What is asked: From the first line of the data below, repeat each line exactly until you reach the line with "series_names = ['HJML', 'YM', 'XH8', 'XC']"; include that line too.

Data:

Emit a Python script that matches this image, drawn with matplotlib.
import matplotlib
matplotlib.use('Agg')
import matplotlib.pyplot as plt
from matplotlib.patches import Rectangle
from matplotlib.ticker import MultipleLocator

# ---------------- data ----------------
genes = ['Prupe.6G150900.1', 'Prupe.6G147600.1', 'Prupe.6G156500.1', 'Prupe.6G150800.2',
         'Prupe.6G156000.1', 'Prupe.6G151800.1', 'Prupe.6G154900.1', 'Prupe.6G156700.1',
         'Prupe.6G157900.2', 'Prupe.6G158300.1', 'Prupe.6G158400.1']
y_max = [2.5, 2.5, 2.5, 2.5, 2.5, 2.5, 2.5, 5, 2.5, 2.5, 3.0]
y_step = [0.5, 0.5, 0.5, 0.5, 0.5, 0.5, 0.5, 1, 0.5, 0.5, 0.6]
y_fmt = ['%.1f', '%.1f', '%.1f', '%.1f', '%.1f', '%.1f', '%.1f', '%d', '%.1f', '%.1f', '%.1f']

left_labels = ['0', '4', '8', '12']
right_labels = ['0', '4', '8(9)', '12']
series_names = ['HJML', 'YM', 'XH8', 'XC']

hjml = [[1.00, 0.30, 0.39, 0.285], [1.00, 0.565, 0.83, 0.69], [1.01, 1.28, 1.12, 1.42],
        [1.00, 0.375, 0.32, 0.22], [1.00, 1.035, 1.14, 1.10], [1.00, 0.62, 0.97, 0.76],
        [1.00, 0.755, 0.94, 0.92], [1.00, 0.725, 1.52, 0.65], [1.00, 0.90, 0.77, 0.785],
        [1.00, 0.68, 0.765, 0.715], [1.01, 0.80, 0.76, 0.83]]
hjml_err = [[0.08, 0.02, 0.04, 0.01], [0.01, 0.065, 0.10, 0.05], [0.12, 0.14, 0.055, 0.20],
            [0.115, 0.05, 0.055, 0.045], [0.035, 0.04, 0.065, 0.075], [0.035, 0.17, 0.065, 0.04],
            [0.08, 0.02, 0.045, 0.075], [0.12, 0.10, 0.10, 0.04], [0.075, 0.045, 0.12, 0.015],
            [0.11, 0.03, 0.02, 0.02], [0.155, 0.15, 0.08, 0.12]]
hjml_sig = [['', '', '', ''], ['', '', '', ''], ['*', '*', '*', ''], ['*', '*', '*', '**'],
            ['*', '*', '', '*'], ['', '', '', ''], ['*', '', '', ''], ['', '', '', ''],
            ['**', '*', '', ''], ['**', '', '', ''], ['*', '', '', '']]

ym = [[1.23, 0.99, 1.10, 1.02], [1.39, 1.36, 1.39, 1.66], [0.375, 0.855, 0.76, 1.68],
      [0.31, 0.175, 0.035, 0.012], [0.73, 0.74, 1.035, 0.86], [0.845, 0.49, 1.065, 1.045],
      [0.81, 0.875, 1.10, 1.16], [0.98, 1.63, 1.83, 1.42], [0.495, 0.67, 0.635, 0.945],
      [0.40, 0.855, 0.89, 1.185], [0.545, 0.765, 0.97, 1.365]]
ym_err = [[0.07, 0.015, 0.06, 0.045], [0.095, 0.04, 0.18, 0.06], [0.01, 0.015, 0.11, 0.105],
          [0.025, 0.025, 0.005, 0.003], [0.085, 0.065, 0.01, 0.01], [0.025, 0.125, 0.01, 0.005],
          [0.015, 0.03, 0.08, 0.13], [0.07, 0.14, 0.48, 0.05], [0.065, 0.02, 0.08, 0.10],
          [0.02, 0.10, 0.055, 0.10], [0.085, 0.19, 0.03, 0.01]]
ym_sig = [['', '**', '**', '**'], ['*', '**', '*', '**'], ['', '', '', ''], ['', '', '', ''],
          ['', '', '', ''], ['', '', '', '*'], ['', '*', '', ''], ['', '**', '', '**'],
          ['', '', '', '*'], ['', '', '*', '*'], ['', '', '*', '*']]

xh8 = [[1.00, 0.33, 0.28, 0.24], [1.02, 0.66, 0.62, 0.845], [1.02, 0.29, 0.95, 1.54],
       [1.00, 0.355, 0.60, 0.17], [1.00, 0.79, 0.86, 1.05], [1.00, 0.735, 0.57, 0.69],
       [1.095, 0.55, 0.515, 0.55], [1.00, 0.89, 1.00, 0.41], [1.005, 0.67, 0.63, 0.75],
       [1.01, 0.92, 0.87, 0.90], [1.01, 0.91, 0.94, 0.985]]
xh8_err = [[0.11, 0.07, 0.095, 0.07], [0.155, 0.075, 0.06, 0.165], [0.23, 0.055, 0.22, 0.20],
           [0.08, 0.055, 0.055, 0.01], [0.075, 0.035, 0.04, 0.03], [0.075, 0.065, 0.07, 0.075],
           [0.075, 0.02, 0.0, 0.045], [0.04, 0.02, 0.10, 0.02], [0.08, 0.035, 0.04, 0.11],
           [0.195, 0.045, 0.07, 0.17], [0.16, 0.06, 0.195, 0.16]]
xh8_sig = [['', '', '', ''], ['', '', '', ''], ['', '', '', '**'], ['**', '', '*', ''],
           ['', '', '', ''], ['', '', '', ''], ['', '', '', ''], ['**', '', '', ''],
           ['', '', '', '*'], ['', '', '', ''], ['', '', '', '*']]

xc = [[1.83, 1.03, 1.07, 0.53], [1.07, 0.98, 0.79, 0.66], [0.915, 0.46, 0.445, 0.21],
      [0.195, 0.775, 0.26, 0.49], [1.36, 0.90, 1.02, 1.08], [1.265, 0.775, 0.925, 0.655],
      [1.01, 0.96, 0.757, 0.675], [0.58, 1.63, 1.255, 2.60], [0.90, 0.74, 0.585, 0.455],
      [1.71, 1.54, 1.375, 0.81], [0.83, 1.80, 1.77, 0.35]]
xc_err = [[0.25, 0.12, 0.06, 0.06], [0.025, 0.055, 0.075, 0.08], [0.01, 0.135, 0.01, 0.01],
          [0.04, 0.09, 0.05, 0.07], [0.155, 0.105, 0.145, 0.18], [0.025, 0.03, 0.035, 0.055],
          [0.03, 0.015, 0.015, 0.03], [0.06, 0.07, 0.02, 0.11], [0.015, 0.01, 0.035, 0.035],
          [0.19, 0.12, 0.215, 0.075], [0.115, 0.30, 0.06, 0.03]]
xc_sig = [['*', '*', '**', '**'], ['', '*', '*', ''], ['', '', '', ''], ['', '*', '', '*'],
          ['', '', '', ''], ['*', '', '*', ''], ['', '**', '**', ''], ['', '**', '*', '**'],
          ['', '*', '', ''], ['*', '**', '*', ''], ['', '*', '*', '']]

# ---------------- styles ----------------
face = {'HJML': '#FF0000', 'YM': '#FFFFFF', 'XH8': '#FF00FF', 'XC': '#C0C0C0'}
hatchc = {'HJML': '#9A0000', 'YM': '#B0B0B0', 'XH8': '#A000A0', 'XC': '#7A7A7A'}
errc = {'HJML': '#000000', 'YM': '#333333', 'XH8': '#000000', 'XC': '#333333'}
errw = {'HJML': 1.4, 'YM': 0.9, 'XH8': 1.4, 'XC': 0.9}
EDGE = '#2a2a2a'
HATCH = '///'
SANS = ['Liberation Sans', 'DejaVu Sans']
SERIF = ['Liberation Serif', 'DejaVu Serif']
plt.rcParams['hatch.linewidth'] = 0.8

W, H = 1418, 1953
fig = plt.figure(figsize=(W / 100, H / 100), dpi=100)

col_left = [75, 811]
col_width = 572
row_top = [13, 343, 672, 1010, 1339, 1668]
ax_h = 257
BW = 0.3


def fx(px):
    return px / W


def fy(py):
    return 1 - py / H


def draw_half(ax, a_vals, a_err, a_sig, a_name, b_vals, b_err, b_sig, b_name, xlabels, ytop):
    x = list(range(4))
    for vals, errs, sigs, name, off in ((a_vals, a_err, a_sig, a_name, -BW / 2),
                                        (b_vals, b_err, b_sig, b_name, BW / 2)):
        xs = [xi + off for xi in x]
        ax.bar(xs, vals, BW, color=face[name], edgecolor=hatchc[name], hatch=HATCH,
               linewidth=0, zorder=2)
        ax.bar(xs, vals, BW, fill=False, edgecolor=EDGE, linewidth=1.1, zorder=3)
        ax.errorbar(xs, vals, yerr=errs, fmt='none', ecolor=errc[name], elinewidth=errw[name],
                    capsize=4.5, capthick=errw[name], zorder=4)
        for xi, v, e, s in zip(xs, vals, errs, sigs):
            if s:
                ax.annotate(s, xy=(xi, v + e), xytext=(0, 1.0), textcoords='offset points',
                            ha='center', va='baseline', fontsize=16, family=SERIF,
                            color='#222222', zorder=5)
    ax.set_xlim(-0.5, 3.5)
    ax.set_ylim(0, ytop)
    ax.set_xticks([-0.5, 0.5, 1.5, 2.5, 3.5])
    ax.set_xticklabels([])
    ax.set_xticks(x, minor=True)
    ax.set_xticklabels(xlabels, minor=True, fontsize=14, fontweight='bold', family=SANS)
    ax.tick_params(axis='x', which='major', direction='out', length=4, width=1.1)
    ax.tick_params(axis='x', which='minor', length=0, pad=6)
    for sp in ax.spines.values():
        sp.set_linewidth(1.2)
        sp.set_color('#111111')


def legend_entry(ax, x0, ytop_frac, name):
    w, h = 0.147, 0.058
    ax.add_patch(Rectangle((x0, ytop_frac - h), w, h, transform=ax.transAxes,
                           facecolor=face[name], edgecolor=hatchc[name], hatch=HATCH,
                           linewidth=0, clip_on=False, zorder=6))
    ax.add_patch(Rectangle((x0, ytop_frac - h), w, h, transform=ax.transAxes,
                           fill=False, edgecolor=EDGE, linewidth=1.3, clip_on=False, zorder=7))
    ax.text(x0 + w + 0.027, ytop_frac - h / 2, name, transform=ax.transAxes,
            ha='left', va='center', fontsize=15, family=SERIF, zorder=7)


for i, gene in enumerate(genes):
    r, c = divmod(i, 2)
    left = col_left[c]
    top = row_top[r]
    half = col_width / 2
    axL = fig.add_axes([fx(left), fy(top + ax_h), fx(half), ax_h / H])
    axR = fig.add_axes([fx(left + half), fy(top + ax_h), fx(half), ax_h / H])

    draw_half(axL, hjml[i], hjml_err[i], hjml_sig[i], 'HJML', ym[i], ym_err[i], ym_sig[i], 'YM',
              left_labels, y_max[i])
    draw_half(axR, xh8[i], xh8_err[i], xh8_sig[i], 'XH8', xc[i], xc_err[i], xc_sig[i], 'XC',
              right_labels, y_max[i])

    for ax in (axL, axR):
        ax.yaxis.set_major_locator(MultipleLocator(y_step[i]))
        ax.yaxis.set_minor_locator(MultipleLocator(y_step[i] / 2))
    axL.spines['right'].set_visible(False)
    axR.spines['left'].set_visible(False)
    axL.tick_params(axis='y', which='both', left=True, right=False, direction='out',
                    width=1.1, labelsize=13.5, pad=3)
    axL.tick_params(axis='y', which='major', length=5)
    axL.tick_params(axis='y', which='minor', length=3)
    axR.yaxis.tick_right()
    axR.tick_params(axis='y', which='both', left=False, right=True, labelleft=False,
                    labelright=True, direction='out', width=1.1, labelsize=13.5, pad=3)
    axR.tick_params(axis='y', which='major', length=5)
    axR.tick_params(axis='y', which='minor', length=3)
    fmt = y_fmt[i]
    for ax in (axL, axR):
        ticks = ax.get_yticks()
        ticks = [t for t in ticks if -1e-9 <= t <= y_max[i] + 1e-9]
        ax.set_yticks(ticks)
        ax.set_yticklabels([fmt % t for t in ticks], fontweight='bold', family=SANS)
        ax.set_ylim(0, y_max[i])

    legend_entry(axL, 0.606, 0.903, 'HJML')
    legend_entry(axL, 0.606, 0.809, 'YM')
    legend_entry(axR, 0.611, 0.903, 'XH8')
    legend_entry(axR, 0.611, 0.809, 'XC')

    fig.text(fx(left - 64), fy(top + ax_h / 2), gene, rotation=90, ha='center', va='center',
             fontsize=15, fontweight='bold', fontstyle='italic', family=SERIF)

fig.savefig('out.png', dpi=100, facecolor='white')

Answer for the task:
Emit a Python script that matches this image, drawn with matplotlib.
import matplotlib
matplotlib.use('Agg')
import matplotlib.pyplot as plt
from matplotlib.patches import Rectangle
from matplotlib.ticker import MultipleLocator

# ---------------- data ----------------
genes = ['Prupe.6G150900.1', 'Prupe.6G147600.1', 'Prupe.6G156500.1', 'Prupe.6G150800.2',
         'Prupe.6G156000.1', 'Prupe.6G151800.1', 'Prupe.6G154900.1', 'Prupe.6G156700.1',
         'Prupe.6G157900.2', 'Prupe.6G158300.1', 'Prupe.6G158400.1']
y_max = [2.5, 2.5, 2.5, 2.5, 2.5, 2.5, 2.5, 5, 2.5, 2.5, 3.0]
y_step = [0.5, 0.5, 0.5, 0.5, 0.5, 0.5, 0.5, 1, 0.5, 0.5, 0.6]
y_fmt = ['%.1f', '%.1f', '%.1f', '%.1f', '%.1f', '%.1f', '%.1f', '%d', '%.1f', '%.1f', '%.1f']

left_labels = ['0', '4', '8', '12']
right_labels = ['0', '4', '8(9)', '12']
series_names = ['HJML', 'YM', 'XH8', 'XC']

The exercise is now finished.